TASK DETAILS
Repeat exactly the lines from the start of the material below up to and including the "const yTicks = [0, 1, 2, 3, 4];" line.

-- start MATERIAL PROVIDED --

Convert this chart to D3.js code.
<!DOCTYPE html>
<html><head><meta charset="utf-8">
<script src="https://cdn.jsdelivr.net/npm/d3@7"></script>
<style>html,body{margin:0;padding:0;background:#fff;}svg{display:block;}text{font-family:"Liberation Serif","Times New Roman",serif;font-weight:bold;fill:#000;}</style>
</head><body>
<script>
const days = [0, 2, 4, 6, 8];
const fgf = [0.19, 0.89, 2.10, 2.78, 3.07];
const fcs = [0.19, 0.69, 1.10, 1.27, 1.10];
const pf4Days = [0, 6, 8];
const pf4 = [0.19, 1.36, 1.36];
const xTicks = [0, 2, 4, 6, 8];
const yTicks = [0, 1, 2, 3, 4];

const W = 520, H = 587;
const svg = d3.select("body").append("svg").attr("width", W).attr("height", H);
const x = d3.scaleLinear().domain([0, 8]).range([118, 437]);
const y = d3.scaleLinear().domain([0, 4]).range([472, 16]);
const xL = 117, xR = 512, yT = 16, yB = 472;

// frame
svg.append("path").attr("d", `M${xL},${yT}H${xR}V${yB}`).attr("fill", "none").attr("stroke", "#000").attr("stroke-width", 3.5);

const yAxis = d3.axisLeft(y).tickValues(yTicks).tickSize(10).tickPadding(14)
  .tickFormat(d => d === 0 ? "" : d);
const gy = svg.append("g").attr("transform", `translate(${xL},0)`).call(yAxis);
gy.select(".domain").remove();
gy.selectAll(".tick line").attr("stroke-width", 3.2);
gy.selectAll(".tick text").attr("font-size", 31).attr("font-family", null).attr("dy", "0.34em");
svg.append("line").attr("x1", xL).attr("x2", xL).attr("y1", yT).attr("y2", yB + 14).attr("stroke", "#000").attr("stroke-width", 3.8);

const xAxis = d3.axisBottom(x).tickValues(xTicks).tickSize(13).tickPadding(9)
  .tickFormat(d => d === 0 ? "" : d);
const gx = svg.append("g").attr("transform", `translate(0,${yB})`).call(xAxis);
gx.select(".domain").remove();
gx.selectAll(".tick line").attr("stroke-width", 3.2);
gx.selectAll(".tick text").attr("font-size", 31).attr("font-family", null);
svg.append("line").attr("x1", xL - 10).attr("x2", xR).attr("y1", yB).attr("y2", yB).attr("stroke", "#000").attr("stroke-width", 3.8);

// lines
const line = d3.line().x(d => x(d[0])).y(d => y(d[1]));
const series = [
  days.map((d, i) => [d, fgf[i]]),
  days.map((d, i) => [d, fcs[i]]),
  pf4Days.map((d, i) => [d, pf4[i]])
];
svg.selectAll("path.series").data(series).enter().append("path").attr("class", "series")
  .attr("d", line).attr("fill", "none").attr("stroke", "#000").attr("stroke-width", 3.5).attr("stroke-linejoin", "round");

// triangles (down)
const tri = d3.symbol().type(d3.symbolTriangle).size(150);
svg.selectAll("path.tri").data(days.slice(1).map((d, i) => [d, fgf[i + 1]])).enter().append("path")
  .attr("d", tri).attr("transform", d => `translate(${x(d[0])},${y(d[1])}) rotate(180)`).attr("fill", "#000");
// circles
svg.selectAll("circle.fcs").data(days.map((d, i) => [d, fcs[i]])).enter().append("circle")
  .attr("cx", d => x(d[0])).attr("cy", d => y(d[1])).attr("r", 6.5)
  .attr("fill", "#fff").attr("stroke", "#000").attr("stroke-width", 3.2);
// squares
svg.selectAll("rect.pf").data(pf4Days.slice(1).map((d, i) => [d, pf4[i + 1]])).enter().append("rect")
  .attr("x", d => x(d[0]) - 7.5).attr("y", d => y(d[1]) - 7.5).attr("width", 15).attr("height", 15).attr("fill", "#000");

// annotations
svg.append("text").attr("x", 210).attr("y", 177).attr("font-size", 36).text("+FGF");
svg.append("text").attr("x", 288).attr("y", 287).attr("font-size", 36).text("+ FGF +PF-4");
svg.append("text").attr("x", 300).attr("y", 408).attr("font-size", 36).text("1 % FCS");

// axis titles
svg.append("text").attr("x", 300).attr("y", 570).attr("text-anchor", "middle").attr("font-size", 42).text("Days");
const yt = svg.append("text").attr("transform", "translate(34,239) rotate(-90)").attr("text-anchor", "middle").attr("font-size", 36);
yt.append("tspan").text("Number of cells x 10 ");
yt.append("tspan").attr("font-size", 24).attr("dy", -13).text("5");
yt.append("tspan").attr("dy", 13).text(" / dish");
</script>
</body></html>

-- end MATERIAL PROVIDED --

FULL RESPONSE
Convert this chart to D3.js code.
<!DOCTYPE html>
<html><head><meta charset="utf-8">
<script src="https://cdn.jsdelivr.net/npm/d3@7"></script>
<style>html,body{margin:0;padding:0;background:#fff;}svg{display:block;}text{font-family:"Liberation Serif","Times New Roman",serif;font-weight:bold;fill:#000;}</style>
</head><body>
<script>
const days = [0, 2, 4, 6, 8];
const fgf = [0.19, 0.89, 2.10, 2.78, 3.07];
const fcs = [0.19, 0.69, 1.10, 1.27, 1.10];
const pf4Days = [0, 6, 8];
const pf4 = [0.19, 1.36, 1.36];
const xTicks = [0, 2, 4, 6, 8];
const yTicks = [0, 1, 2, 3, 4];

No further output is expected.